Here's What 1 CU Economist Says CUs Should Make of New Inflation Numbers

WASHINGTON–Consumer prices rose 8.5% in the year through March, reaching the fastest inflation rate since 1981, according to new data from the Bureau for Labor Statistics.

Curt Long, NAFCU

“A new month brought a new 40-year inflation record on a year-over-year basis,” said NAFCU’s chief economist, Curt Long. “The headline figure was strongly influenced by surging gas prices in March. However, core inflation was more subdued than expected, and markets reacted positively to the result. The FOMC will still raise rates by 50 basis points in early May, but may be in a position to move more methodically over the second half of the year.”

According to the federal data, the Russian invasion of Ukraine has played a big role in the jump in fuel prices, with the U.S. average for a gallon of regular gas peaking at $4.33 on March 11. 

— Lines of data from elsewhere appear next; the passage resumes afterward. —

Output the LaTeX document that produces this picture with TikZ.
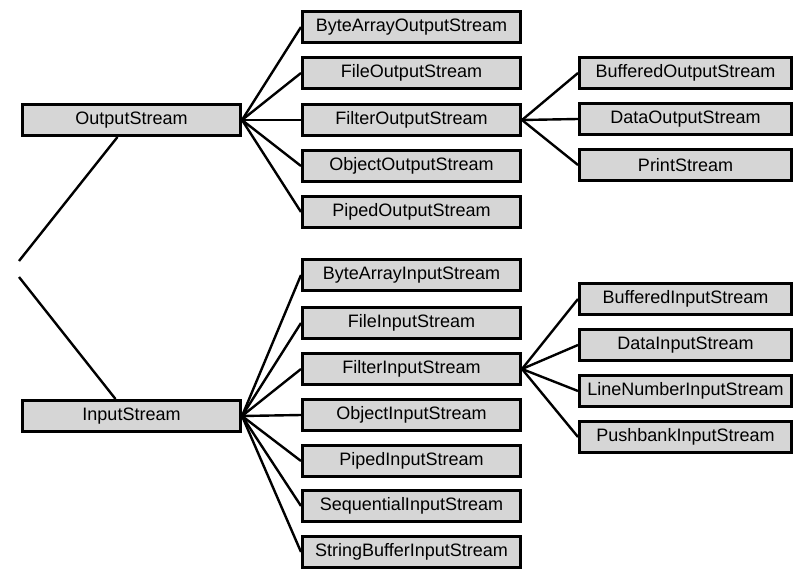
\documentclass[tikz,border=0pt]{standalone}
\usepackage{fontspec}
\setmainfont{Liberation Sans}
\usetikzlibrary{positioning}

\begin{document}
\begin{tikzpicture}[x=1pt, y=-1pt,
    cls/.style={rectangle, draw, line width=3pt, fill=black!16, inner sep=0pt,
      minimum width=218pt, minimum height=31pt, font=\fontsize{18}{21}\selectfont},
    sub/.style={cls, minimum width=212pt},
    link/.style={line width=2.4pt}]
    \useasboundingbox (0,0) rectangle (794,569);
    % base classes
    \node[cls] (out) at (131.5,120) {OutputStream};
    \node[cls] (in) at (131.5,416) {InputStream};
    \coordinate (top) at (19,261);
    \coordinate (bot) at (19,277);
    \draw[link] (top) -- ([xshift=-14pt]out.south);
    \draw[link] (bot) -- ([xshift=-16pt]in.north);
    % output side
    \node[cls] (bao) at (411.5,27) {ByteArrayOutputStream};
    \node[cls] (fo) at (411.5,73) {FileOutputStream};
    \node[cls] (filo) at (411.5,120) {FilterOutputStream};
    \node[cls] (oo) at (411.5,166) {ObjectOutputStream};
    \node[cls] (po) at (411.5,212) {PipedOutputStream};
    \draw[link] (out.east) -- (bao.west);
    \draw[link] (out.east) -- (fo.west);
    \draw[link] (out.east) -- (filo.west);
    \draw[link] (out.east) -- (oo.west);
    \draw[link] (out.east) -- (po.west);
    \node[sub] (bo) at (685.5,73) {BufferedOutputStream};
    \node[sub] (do) at (685.5,119) {DataOutputStream};
    \node[sub] (ps) at (685.5,165) {PrintStream};
    \draw[link] (filo.east) -- (bo.west);
    \draw[link] (filo.east) -- (do.west);
    \draw[link] (filo.east) -- (ps.west);
    % input side
    \node[cls] (bai) at (411.5,275) {ByteArrayInputStream};
    \node[cls] (fi) at (411.5,323) {FileInputStream};
    \node[cls] (fili) at (411.5,369) {FilterInputStream};
    \node[cls] (oi) at (411.5,415) {ObjectInputStream};
    \node[cls] (pi) at (411.5,461) {PipedInputStream};
    \node[cls] (si) at (411.5,506) {SequentialInputStream};
    \node[cls] (sbi) at (411.5,552) {StringBufferInputStream};
    \draw[link] (in.east) -- (bai.west);
    \draw[link] (in.east) -- (fi.west);
    \draw[link] (in.east) -- (fili.west);
    \draw[link] (in.east) -- (oi.west);
    \draw[link] (in.east) -- (pi.west);
    \draw[link] (in.east) -- (si.west);
    \draw[link] (in.east) -- (sbi.west);
    \node[sub] (bi) at (685.5,299) {BufferedInputStream};
    \node[sub] (di) at (685.5,345) {DataInputStream};
    \node[sub] (lni) at (685.5,391) {LineNumberInputStream};
    \node[sub] (pbi) at (685.5,437) {PushbankInputStream};
    \draw[link] (fili.east) -- (bi.west);
    \draw[link] (fili.east) -- (di.west);
    \draw[link] (fili.east) -- (lni.west);
    \draw[link] (fili.east) -- (pbi.west);
  \end{tikzpicture}
\end{document}
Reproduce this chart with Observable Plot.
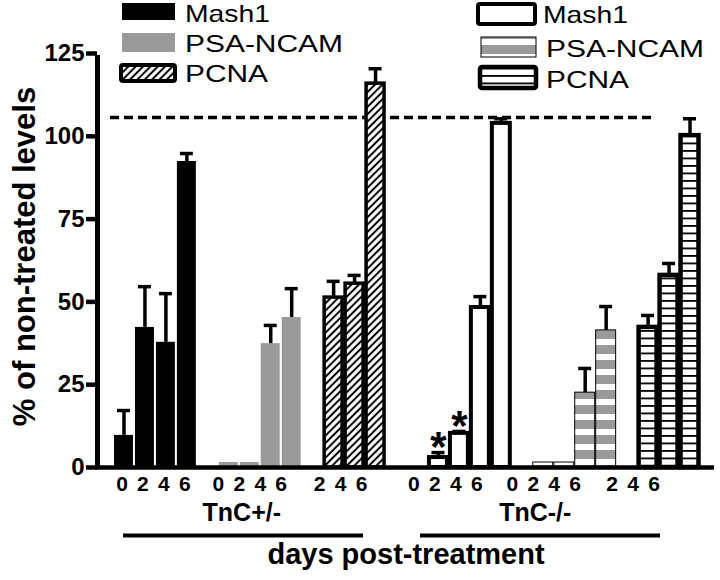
<!DOCTYPE html>
<html>
<head>
<meta charset="utf-8">
<script src="https://cdn.jsdelivr.net/npm/d3@7"></script>
<script src="https://cdn.jsdelivr.net/npm/@observablehq/plot@0.6"></script>
<style>
  body { margin: 0; background: #fff; }
  #chart svg { display: block; }
</style>
</head>
<body>
<div id="chart"></div>
<script>
// ---------- data ----------
const genotypes = ["TnC+/-", "TnC-/-"];
const markers = ["Mash1", "PSA-NCAM", "PCNA"];
const mash1Days = ["0", "2", "4", "6"];
const psaDays = ["0", "2", "4", "6"];
const pcnaDays = ["2", "4", "6"];

const hetMash1 = [9.7, 42.3, 37.8, 92.4];
const hetMash1Sem = [7.5, 12.3, 14.7, 2.4];
const hetPsa = [1.5, 1.5, 37.4, 45.3];
const hetPsaSem = [0, 0, 5.5, 8.7];
const hetPcna = [51.3, 55.5, 115.9];
const hetPcnaSem = [4.9, 2.5, 4.5];

const koMash1 = [3.0, 10.3, 48.3, 103.9];
const koMash1Sem = [1.5, 0.6, 3.3, 1.4];
const koPsa = [1.5, 1.5, 22.6, 41.4];
const koPsaSem = [0, 0, 7.3, 7.2];
const koPcna = [42.3, 58.0, 100.2];
const koPcnaSem = [3.6, 3.6, 5.1];

const significantKoMash1Days = ["0", "2"];
const referenceLevel = 105.7;
const yTicks = [0, 25, 50, 75, 100, 125];
const yLabel = "% of non-treated levels";
const xLabel = "days post-treatment";

// ---------- table built from the arrays ----------
const seriesTable = [
  {genotype: genotypes[0], marker: markers[0], days: mash1Days, values: hetMash1, sem: hetMash1Sem},
  {genotype: genotypes[0], marker: markers[1], days: psaDays, values: hetPsa, sem: hetPsaSem},
  {genotype: genotypes[0], marker: markers[2], days: pcnaDays, values: hetPcna, sem: hetPcnaSem},
  {genotype: genotypes[1], marker: markers[0], days: mash1Days, values: koMash1, sem: koMash1Sem},
  {genotype: genotypes[1], marker: markers[1], days: psaDays, values: koPsa, sem: koPsaSem},
  {genotype: genotypes[1], marker: markers[2], days: pcnaDays, values: koPcna, sem: koPcnaSem}
];

const rows = [];
const domain = [];
for (const g of genotypes) {
  for (const s of seriesTable.filter(t => t.genotype === g)) {
    s.days.forEach((d, i) => {
      const key = `${g}|${s.marker}|${d}`;
      domain.push(key);
      rows.push({key, genotype: g, marker: s.marker, day: d, value: s.values[i], sem: s.sem[i]});
    });
    domain.push(`${g}|${s.marker}|gap`);
  }
  domain.push(`${g}|gap`);
}
while (domain[domain.length - 1].endsWith("gap")) domain.pop();

// ---------- styles / layout ----------
const GRAY = "#9a9a9a";
const FONT = "'Liberation Sans', Arial, Helvetica, sans-serif";
const W = 720, H = 580;
const M = {top: 53, right: 6, bottom: 113, left: 97};

const barStyle = {
  "TnC+/-|Mash1":    {fill: "black", stroke: "none", strokeWidth: 0, inset: 1},
  "TnC+/-|PSA-NCAM": {fill: GRAY, stroke: "none", strokeWidth: 0, inset: 1},
  "TnC+/-|PCNA":     {fill: "url(#pDiag)", stroke: "black", strokeWidth: 3.5, inset: 1.5},
  "TnC-/-|Mash1":    {fill: "white", stroke: "black", strokeWidth: 4, inset: 1.5},
  "TnC-/-|PSA-NCAM": {fill: "url(#pStripe)", stroke: "black", strokeWidth: 1, inset: 0.5},
  "TnC-/-|PCNA":     {fill: "url(#pLines)", stroke: "black", strokeWidth: 4.5, inset: 1.5}
};
const labelShift = {
  "TnC+/-|Mash1": -2, "TnC+/-|PSA-NCAM": -10.5, "TnC+/-|PCNA": -14,
  "TnC-/-|Mash1": -24.5, "TnC-/-|PSA-NCAM": -31, "TnC-/-|PCNA": -36
};
const groupShift = {"TnC+/-": -8, "TnC-/-": -29};
const underlineInset = {"TnC+/-": [10, 22.5], "TnC-/-": [-7.4, 40]};

// ---------- marks ----------
const marks = [];
marks.push(Plot.ruleY([referenceLevel], {stroke: "black", strokeWidth: 3.5, strokeDasharray: "9,5", insetLeft: 13, insetRight: 59}));

for (const s of seriesTable) {
  const id = `${s.genotype}|${s.marker}`;
  const data = rows.filter(r => r.genotype === s.genotype && r.marker === s.marker);
  const st = barStyle[id];
  marks.push(Plot.barY(data, {
    x: "key", y: "value", fill: st.fill, stroke: st.stroke, strokeWidth: st.strokeWidth,
    insetLeft: st.inset, insetRight: st.inset
  }));
  marks.push(Plot.text(data, {
    x: "key", text: "day", frameAnchor: "bottom", dy: 23, dx: labelShift[id],
    fontSize: 21, fontWeight: "bold", fill: "black"
  }));
}

const withErr = rows.filter(r => r.sem > 0);
marks.push(Plot.ruleX(withErr, {x: "key", y1: "value", y2: d => d.value + d.sem, stroke: "black", strokeWidth: 3.5}));
marks.push(Plot.tickY(withErr, {x: "key", y: d => d.value + d.sem, stroke: "black", strokeWidth: 3.5, insetLeft: 4, insetRight: 4}));

marks.push(Plot.ruleY([0], {stroke: "black", strokeWidth: 4.5, insetLeft: -2}));
// y-axis line at the left edge of the plotting frame
marks.push(Plot.ruleX([domain[0]], {x: d => d, y1: 0, y2: 125, dx: -26.5, stroke: "black", strokeWidth: 5, insetTop: -1, insetBottom: -2}));

const stars = rows.filter(r => r.genotype === genotypes[1] && r.marker === markers[0] && significantKoMash1Days.includes(r.day));
marks.push(Plot.text(stars, {x: "key", y: d => d.value + d.sem, text: () => "*", dy: -5, fontSize: 42, fontWeight: "bold", fill: "black"}));

for (const g of genotypes) {
  const keys = rows.filter(r => r.genotype === g).map(r => r.key);
  const gd = domain.slice(domain.indexOf(keys[0]), domain.indexOf(keys[keys.length - 1]) + 1);
  const mid = gd[Math.floor(gd.length / 2)];
  marks.push(Plot.text([g], {x: () => mid, text: d => d, frameAnchor: "bottom", dy: 53, dx: groupShift[g], fontSize: 25, fontWeight: "bold", fill: "black"}));
  marks.push(Plot.ruleY([0], {x1: () => keys[0], x2: () => keys[keys.length - 1], dy: 68, stroke: "black", strokeWidth: 4,
    insetLeft: underlineInset[g][0], insetRight: underlineInset[g][1]}));
}

marks.push(Plot.text([xLabel], {text: d => d, frameAnchor: "bottom", dy: 96, fontSize: 29, fontWeight: "bold", fill: "black"}));
marks.push(Plot.text([yLabel], {text: d => d, frameAnchor: "left", textAnchor: "middle", rotate: -90, dx: -72, dy: -4, fontSize: 31, fontWeight: "bold", fill: "black"}));

const chart = Plot.plot({
  width: W, height: H,
  marginTop: M.top, marginRight: M.right, marginBottom: M.bottom, marginLeft: M.left,
  style: {fontFamily: FONT, fontSize: "24px", fontWeight: "bold", color: "black", background: "white", overflow: "visible"},
  x: {type: "band", domain, padding: 0, round: false, insetLeft: 16, insetRight: 14, axis: null},
  y: {domain: [0, 125], ticks: yTicks, tickSize: 11, tickPadding: 2, label: null, axis: "left"},
  marks
});
document.getElementById("chart").appendChild(chart);

// ---------- patterns and legend ----------
const svg = d3.select(chart);
const defs = svg.insert("defs", ":first-child");
const pd = defs.append("pattern").attr("id", "pDiag").attr("patternUnits", "userSpaceOnUse")
  .attr("width", 5.2).attr("height", 5.2).attr("patternTransform", "rotate(45)");
pd.append("rect").attr("width", 5.2).attr("height", 5.2).attr("fill", "white");
pd.append("line").attr("x1", 2.6).attr("x2", 2.6).attr("y1", 0).attr("y2", 5.2).attr("stroke", "black").attr("stroke-width", 2);
const ps = defs.append("pattern").attr("id", "pStripe").attr("patternUnits", "userSpaceOnUse").attr("width", 10).attr("height", 15);
ps.append("rect").attr("width", 10).attr("height", 15).attr("fill", GRAY);
ps.append("rect").attr("y", 9).attr("width", 10).attr("height", 6).attr("fill", "white");
const pl = defs.append("pattern").attr("id", "pLines").attr("patternUnits", "userSpaceOnUse").attr("width", 10).attr("height", 7.5);
pl.append("rect").attr("width", 10).attr("height", 7.5).attr("fill", "white");
pl.append("rect").attr("y", 0).attr("width", 10).attr("height", 1.8).attr("fill", "black");

svg.selectAll('g[aria-label^="y-axis"] line, g[aria-label^="y-axis"] path').attr("stroke-width", 4.5).attr("stroke", "black");
svg.selectAll('g[aria-label^="y-axis"] text').attr("font-size", 24).attr("font-weight", "bold").attr("fill", "black");

const legend = svg.append("g").attr("font-family", FONT).attr("font-size", 24).attr("font-weight", "normal").attr("text-anchor", "start");
const legendItems = [
  {label: markers[0], x: 122, y: 3, w: 53, h: 17, fill: "black", stroke: "none", sw: 0, tx: 185, ty: 22, tl: 85},
  {label: markers[1], x: 122, y: 33, w: 53, h: 19, fill: GRAY, stroke: "none", sw: 0, tx: 185, ty: 52, tl: 158},
  {label: markers[2], x: 121, y: 65, w: 54, h: 16, fill: "url(#pDiag)", stroke: "black", sw: 4, tx: 185, ty: 82, tl: 83},
  {label: markers[0], x: 478, y: 4, w: 57, h: 20, fill: "white", stroke: "black", sw: 4, tx: 543, ty: 23, tl: 85},
  {label: markers[1], x: 481, y: 37, w: 55, h: 20, fill: "url(#pStripe)", stroke: "black", sw: 1, tx: 546, ty: 57, tl: 158},
  {label: markers[2], x: 480, y: 67, w: 56, h: 21, fill: "url(#pLines)", stroke: "black", sw: 4.5, tx: 546, ty: 88, tl: 83}
];
for (const it of legendItems) {
  legend.append("rect").attr("x", it.x).attr("y", it.y).attr("width", it.w).attr("height", it.h)
    .attr("rx", it.sw > 2 ? 2 : 0).attr("fill", it.fill).attr("stroke", it.stroke).attr("stroke-width", it.sw);
  legend.append("text").attr("x", it.tx).attr("y", it.ty).attr("fill", "black").attr("text-anchor", "start")
    .attr("textLength", it.tl).attr("lengthAdjust", "spacingAndGlyphs").text(it.label);
}
</script>
</body>
</html>
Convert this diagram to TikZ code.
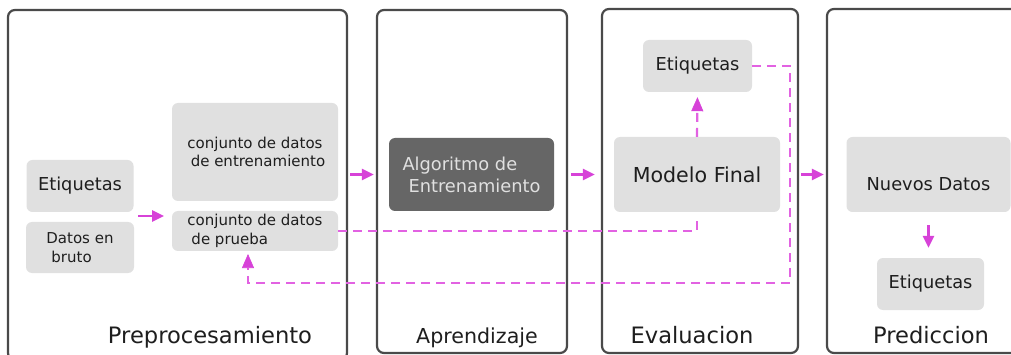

But gas is not the entire story.

“Stripping out volatile fuel and food, so-called core prices climbed at a brisk 6.5% in the year through March, up from 6.4%” in the year through February,” noted the New York Times. “Even so, the core index offered a rare glimmer of good inflation news: It slowed down a bit on a monthly basis, rising 0.3% from February, compared with 0.5% the prior month. 

The Times further noted that March’s data may represent a high-water mark for inflation, some economists have said.

Easing Pressure on Supply Chain

“Overall price increases could begin abating in the coming months in part because gasoline prices have come down somewhat — a gallon cost $4.10 on Tuesday, according to AAA,” according to the Times. “Researchers have been expecting consumers to stop buying so many goods, like cars and appliances, potentially taking pressure off overburdened supply chains and allowing prices for those products to moderate.”

Added Gregory Daco, the chief economist at Ernst & Young’s strategy consultancy, EY-Partheno, “These numbers are likely to represent something of a peak.” Still, he told the Times, it will be critical to watch whether the core numbers slow down on a monthly basis this spring and summer.

One Fed Governor’s View

Lael Brainard, a Federal Reserve governor who is the Biden administration’s nominee to serve as the central bank’s vice chair, said a slight cooling in monthly inflation outside of food and fuel as a welcome sign to economic policymakers.

Brainard, who acknowledged the pain that high inflation was causing families, particularly emphasized that the core inflation rate, which strips out the volatile prices of food and fuel, was slightly lower on a monthly basis.

“It’s very welcome to see the moderation in this category,” Brainard said of the core goods numbers, according to the Times. “I’ll be looking to see whether we continue to see moderation in the months ahead.”

Brainard added she would not put too much weight on any one month’s number, she said, but added that she would watch to see if a declining number of product categories posted outsize price increases in the months ahead.